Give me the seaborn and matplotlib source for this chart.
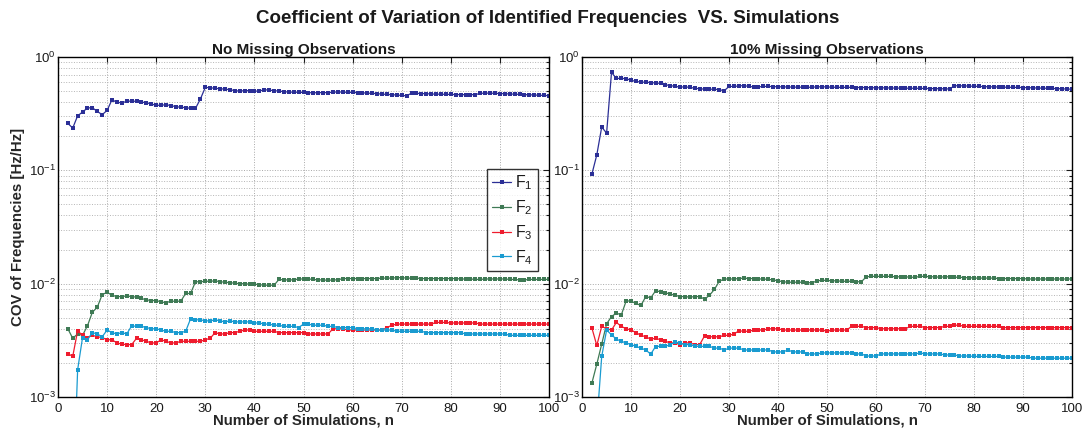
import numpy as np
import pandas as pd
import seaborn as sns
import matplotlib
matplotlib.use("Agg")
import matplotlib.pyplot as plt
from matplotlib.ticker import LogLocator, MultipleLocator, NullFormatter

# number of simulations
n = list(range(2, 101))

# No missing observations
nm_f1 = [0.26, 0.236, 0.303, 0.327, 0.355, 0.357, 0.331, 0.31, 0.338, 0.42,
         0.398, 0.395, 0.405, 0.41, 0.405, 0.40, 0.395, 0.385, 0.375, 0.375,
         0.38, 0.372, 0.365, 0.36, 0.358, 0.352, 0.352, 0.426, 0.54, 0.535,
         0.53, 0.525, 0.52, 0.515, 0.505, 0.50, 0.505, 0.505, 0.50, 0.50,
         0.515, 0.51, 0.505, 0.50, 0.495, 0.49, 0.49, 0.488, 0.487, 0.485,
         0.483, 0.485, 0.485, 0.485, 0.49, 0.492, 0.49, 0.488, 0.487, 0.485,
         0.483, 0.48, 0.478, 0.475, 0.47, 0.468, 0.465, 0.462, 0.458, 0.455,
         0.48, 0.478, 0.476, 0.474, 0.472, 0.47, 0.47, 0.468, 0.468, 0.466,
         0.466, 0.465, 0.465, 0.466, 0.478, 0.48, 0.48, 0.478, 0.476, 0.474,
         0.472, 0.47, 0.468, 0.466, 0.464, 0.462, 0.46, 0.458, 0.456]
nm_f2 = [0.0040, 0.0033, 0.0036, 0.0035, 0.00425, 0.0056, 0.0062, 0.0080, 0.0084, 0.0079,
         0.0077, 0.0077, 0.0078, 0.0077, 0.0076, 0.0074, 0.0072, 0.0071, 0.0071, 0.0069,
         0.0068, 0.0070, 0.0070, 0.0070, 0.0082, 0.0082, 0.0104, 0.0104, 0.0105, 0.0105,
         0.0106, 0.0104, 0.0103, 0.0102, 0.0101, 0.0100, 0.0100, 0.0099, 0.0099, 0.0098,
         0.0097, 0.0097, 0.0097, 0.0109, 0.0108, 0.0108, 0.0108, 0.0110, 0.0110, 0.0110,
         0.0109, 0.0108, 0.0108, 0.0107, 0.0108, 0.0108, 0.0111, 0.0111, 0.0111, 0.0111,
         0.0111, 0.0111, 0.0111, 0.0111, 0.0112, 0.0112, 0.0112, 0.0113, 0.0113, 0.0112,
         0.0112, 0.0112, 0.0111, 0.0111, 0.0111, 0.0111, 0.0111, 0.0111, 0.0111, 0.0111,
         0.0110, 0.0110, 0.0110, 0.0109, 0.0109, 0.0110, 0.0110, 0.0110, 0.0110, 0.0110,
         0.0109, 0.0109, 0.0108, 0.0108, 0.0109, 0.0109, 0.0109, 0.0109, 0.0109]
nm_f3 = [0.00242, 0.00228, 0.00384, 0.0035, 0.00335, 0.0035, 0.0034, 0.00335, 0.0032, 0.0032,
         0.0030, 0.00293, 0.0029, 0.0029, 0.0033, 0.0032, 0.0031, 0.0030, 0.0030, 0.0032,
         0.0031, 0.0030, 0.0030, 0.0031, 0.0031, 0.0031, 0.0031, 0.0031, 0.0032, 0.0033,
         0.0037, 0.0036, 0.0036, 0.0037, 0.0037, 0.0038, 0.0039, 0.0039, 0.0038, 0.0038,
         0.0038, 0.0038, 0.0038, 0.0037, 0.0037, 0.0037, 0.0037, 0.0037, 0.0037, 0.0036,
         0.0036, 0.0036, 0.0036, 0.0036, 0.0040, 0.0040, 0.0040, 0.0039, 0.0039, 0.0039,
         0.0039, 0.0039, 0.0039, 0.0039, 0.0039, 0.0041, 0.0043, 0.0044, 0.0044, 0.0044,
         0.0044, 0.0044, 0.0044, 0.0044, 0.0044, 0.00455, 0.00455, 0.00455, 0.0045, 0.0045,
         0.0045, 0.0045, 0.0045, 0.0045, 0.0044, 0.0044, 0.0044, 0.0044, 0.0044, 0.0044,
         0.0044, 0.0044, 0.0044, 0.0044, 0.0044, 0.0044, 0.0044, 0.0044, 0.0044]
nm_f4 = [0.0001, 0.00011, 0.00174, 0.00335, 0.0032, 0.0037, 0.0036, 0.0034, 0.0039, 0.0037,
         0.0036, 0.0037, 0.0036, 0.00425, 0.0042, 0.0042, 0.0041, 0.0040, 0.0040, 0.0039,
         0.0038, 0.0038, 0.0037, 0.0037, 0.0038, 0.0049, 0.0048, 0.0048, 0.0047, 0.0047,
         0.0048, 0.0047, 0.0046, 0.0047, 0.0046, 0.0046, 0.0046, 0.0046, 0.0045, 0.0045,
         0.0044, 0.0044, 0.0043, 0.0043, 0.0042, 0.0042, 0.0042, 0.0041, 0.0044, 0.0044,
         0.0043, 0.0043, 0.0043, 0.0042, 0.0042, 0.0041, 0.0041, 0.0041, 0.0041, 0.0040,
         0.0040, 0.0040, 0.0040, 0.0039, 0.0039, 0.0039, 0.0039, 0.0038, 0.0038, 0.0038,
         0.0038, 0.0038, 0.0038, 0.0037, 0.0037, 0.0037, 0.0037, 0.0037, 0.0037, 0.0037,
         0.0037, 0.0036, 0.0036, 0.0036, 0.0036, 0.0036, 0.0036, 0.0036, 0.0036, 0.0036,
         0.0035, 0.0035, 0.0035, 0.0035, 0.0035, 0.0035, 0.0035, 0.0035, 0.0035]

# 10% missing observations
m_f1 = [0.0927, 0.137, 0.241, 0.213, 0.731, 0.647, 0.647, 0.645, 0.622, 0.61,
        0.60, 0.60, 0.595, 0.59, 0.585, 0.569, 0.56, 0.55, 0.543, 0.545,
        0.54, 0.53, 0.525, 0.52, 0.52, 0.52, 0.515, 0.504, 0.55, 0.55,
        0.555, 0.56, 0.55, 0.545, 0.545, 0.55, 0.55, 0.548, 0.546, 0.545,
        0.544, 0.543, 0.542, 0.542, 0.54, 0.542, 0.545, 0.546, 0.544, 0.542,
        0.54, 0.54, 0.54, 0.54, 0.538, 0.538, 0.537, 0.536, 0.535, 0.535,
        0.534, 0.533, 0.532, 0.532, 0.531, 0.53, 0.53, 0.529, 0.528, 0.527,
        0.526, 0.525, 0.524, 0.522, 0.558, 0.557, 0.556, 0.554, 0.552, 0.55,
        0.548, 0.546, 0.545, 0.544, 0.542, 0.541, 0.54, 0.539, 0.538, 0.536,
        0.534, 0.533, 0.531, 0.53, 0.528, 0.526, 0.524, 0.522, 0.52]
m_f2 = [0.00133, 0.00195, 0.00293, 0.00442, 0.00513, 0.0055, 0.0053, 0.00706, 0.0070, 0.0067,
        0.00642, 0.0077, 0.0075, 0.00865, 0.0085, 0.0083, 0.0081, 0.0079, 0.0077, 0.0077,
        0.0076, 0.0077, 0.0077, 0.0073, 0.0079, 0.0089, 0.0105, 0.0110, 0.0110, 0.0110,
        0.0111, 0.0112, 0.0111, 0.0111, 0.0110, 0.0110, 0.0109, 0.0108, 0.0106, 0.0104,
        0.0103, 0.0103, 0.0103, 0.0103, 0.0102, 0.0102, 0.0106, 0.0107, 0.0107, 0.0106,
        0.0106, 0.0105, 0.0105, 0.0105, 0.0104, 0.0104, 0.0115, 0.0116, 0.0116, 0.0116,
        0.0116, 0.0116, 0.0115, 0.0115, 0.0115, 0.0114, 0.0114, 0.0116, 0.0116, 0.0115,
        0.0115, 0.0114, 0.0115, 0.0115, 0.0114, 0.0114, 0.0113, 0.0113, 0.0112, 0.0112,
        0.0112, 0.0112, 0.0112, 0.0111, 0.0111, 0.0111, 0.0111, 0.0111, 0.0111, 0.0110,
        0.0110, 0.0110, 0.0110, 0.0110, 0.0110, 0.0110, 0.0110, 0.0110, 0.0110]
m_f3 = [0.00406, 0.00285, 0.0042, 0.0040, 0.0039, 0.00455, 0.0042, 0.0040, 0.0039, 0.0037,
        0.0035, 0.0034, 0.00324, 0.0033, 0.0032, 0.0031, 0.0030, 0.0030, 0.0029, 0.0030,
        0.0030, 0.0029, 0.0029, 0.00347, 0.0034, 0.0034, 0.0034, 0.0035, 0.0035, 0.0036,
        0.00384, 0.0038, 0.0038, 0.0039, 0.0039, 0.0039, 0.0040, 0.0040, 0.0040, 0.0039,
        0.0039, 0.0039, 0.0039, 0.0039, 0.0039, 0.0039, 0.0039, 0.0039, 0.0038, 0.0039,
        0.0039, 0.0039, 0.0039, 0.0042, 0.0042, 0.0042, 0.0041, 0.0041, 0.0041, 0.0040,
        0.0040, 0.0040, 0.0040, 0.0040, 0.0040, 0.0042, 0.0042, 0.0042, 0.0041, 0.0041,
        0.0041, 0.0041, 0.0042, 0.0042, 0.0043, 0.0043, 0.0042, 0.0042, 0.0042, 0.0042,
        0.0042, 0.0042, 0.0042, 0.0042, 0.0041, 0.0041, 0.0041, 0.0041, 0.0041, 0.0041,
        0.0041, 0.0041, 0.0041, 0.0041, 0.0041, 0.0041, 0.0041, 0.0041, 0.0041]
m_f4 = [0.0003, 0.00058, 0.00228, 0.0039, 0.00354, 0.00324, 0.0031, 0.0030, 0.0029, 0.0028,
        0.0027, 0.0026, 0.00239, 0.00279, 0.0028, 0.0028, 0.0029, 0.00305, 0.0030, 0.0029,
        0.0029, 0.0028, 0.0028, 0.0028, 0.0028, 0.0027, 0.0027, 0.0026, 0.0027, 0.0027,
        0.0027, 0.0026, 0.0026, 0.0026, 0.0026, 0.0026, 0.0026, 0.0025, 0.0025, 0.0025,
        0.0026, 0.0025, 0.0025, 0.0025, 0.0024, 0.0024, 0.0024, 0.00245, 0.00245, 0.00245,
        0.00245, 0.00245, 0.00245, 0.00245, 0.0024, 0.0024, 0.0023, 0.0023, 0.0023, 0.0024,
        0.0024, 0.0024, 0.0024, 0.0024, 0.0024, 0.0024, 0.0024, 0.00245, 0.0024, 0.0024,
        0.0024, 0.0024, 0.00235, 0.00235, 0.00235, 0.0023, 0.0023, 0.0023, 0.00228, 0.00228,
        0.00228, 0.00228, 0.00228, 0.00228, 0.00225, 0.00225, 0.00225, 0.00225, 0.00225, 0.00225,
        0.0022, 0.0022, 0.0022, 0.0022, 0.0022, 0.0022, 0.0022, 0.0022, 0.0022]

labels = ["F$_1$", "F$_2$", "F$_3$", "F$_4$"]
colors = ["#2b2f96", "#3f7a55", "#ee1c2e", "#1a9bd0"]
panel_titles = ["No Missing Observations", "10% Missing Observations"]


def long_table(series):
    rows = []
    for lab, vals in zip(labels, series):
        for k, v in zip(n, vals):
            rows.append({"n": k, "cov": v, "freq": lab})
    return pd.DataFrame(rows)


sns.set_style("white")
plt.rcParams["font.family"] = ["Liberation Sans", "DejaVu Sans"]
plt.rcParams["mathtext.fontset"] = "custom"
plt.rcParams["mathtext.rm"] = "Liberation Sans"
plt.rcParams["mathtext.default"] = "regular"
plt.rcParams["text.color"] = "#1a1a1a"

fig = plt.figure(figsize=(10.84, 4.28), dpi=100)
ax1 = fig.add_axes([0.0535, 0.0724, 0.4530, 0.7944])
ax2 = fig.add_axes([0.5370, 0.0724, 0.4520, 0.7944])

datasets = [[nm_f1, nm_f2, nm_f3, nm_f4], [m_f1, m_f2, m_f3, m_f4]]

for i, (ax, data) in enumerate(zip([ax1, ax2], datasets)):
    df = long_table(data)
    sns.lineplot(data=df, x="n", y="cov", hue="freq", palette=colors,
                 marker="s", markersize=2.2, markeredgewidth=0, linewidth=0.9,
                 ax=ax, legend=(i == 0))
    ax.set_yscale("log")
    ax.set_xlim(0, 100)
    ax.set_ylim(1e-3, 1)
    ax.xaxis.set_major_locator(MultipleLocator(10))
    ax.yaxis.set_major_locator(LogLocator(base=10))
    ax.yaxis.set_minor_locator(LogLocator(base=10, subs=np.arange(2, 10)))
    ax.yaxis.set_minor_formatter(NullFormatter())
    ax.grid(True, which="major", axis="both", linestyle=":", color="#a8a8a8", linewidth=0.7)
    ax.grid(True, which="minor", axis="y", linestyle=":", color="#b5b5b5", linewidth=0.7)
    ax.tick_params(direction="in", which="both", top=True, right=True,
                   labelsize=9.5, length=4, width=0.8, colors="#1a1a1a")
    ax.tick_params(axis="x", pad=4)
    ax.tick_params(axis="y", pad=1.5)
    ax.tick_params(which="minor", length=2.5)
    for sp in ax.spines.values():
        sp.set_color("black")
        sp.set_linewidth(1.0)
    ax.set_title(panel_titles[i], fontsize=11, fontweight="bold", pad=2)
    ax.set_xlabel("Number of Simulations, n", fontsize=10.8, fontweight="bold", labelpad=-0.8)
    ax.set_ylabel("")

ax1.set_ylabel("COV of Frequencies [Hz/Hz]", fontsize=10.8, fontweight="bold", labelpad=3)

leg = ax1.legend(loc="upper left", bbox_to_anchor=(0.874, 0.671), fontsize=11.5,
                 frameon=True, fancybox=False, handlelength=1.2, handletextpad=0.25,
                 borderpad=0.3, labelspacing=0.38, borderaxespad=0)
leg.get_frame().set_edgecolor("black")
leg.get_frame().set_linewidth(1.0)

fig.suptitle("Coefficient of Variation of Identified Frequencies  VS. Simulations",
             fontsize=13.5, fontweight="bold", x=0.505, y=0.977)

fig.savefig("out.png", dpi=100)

**PROBLEM TO SOLVE**
Every line from the top of the material above through the line with "n = list(range(2, 101))" should be duplicated exactly, please; leave out the pictures.

**WRITTEN RESPONSE**
Give me the seaborn and matplotlib source for this chart.
import numpy as np
import pandas as pd
import seaborn as sns
import matplotlib
matplotlib.use("Agg")
import matplotlib.pyplot as plt
from matplotlib.ticker import LogLocator, MultipleLocator, NullFormatter

# number of simulations
n = list(range(2, 101))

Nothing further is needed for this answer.